Although many of the oceanic and atmospheric indicators are still in the so-called ENSO-neutral range, a few are moving towards a La Nina-like state and there is increasing confidence that most La Nina criteria will be met from early to mid-November.

The Southern Oscillation Index is already well into the La Nina range with the 30 -day running mean around +10.

To the west it is increasingly likely that the Indian Ocean Dipole will soon be neutral and will remain there over summer.

The IOD in any case has minimal influence on south east Australia rainfall patterns from November to April but a neutral IOD won't restrict the increased rain potential from the developments in the Pacific.

As noted last week, in the tropics, the Madden-Julian Oscillation is starting to become more significant but in the short term it is expected to move over the north west Pacific with a subsequent decrease in rainfall potential in the tropics for a few weeks.

To the south, the Southern Annular Mode is expected to remain around neutral for the coming week. It is expected to return to generally positive levels from late October to December.
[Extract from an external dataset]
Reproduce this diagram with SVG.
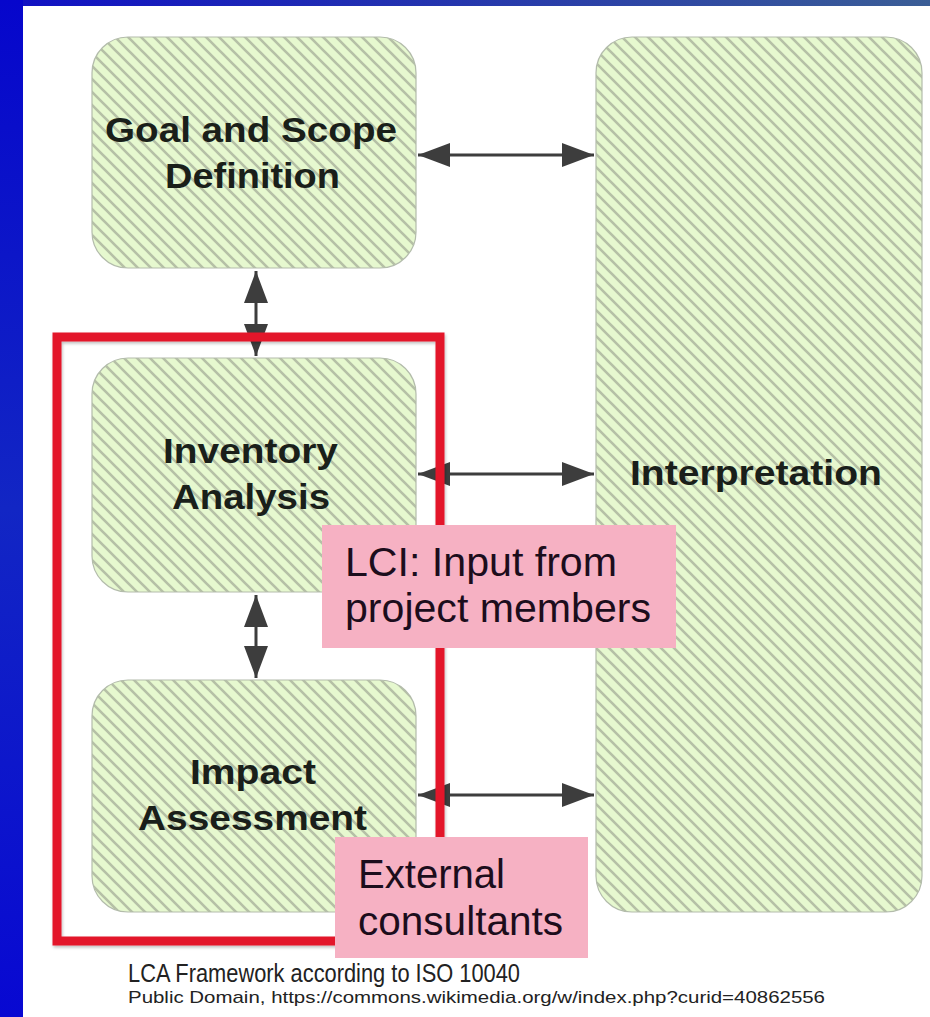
<svg xmlns="http://www.w3.org/2000/svg" width="930" height="1017" viewBox="0 0 930 1017">
  <defs>
    <linearGradient id="topband" x1="0" y1="0" x2="1" y2="0">
      <stop offset="0" stop-color="#1010c4"/>
      <stop offset="1" stop-color="#3b5e96"/>
    </linearGradient>
    <linearGradient id="leftband" x1="0" y1="0" x2="0" y2="1">
      <stop offset="0" stop-color="#0606cc"/>
      <stop offset="0.5" stop-color="#1226c4"/>
      <stop offset="1" stop-color="#0808d2"/>
    </linearGradient>
    <pattern id="hatch" patternUnits="userSpaceOnUse" width="13" height="13">
      <rect width="13" height="13" fill="#e6f8cf"/>
      <path d="M-3,-3 L16,16 M-3,10 L3,16 M10,-3 L16,3" stroke="#b5c0a6" stroke-width="2.6"/>
    </pattern>
    <marker id="ah" viewBox="0 0 32 24" refX="32" refY="12" markerUnits="userSpaceOnUse" markerWidth="32" markerHeight="24" orient="auto-start-reverse">
      <path d="M0,0 L32,12 L0,24 Z" fill="#3d3d3d"/>
    </marker>
    <filter id="sh" x="-5%" y="-5%" width="110%" height="110%">
      <feDropShadow dx="1" dy="2" stdDeviation="1.5" flood-color="#000" flood-opacity="0.25"/>
    </filter>
  </defs>
  <style>
    .box { fill: url(#hatch); stroke: #b3bcab; stroke-width: 1.2; }
    .lbl { font-family: "Liberation Sans", Arial, sans-serif; font-weight: bold; font-size: 35px; fill: #1a1f1a; }
    .note { fill: #f6b1c3; }
    .nt { font-family: "Liberation Sans", Arial, sans-serif; font-size: 40px; fill: #1c0d1c; }
    .conn { stroke: #3d3d3d; stroke-width: 3; fill: none; marker-start: url(#ah); marker-end: url(#ah); }
    .cap { font-family: "Liberation Sans", Arial, sans-serif; fill: #222; }
  </style>

  <rect width="930" height="1017" fill="#ffffff"/>
  <rect x="0" y="0" width="930" height="6" fill="url(#topband)"/>
  <rect x="0" y="0" width="23" height="1017" fill="url(#leftband)"/>

  <g id="interpretation">
    <rect class="box" x="596" y="37" width="326" height="875" rx="36"/>
    <text class="lbl" x="630" y="485" textLength="252" lengthAdjust="spacingAndGlyphs">Interpretation</text>
  </g>
  <g id="goal">
    <rect class="box" x="92" y="37" width="324" height="231" rx="36"/>
    <text class="lbl" x="105" y="142" textLength="292" lengthAdjust="spacingAndGlyphs">Goal and Scope</text>
    <text class="lbl" x="165" y="188" textLength="175" lengthAdjust="spacingAndGlyphs">Definition</text>
  </g>
  <g id="inventory">
    <rect class="box" x="92" y="358" width="324" height="234" rx="36"/>
    <text class="lbl" x="163" y="463" textLength="175" lengthAdjust="spacingAndGlyphs">Inventory</text>
    <text class="lbl" x="172" y="509" textLength="158" lengthAdjust="spacingAndGlyphs">Analysis</text>
  </g>
  <g id="impact">
    <rect class="box" x="92" y="680" width="324" height="232" rx="36"/>
    <text class="lbl" x="190" y="784" textLength="126" lengthAdjust="spacingAndGlyphs">Impact</text>
    <text class="lbl" x="138" y="830" textLength="229" lengthAdjust="spacingAndGlyphs">Assessment</text>
  </g>

  <g id="connectors">
    <line class="conn" x1="418" y1="155" x2="594" y2="155"/>
    <line class="conn" x1="256" y1="271" x2="256" y2="356"/>
    <line class="conn" x1="256" y1="595" x2="256" y2="678"/>
    <line class="conn" x1="418" y1="474" x2="594" y2="474"/>
    <line class="conn" x1="418" y1="795" x2="594" y2="795"/>
  </g>

  <g id="scope-frame">
    <rect x="57" y="337" width="383" height="604" fill="none" stroke="#e3122c" stroke-width="9" filter="url(#sh)"/>
  </g>

  <g id="note-lci">
    <rect class="note" x="322" y="525" width="354" height="123"/>
    <text class="nt" x="345" y="576" textLength="272" lengthAdjust="spacingAndGlyphs">LCI: Input from</text>
    <text class="nt" x="345" y="622" textLength="306" lengthAdjust="spacingAndGlyphs">project members</text>
  </g>
  <g id="note-ext">
    <rect class="note" x="335" y="837" width="253" height="121"/>
    <text class="nt" x="358" y="888" textLength="147" lengthAdjust="spacingAndGlyphs">External</text>
    <text class="nt" x="358" y="935" textLength="205" lengthAdjust="spacingAndGlyphs">consultants</text>
  </g>

  <g id="caption">
    <text class="cap" x="128" y="982" font-size="25" textLength="392" lengthAdjust="spacingAndGlyphs">LCA Framework according to ISO 10040</text>
    <text class="cap" x="128" y="1003" font-size="17" textLength="697" lengthAdjust="spacingAndGlyphs">Public Domain, https://commons.wikimedia.org/w/index.php?curid=40862556</text>
  </g>
</svg>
Remember a positive SAM during spring often assists in bringing wetter weather to eastern parts of Australia, but drier than average conditions for western Tasmania and Victoria.

With climate change continuing and more heat stored in the atmosphere and the oceans, the trend towards a greater proportion of rainfall from high intensity short rainfall events will continue.

Potential for local flooding is higher than normal. An increase in severe storm activity in the coming months is also likely in eastern Australia.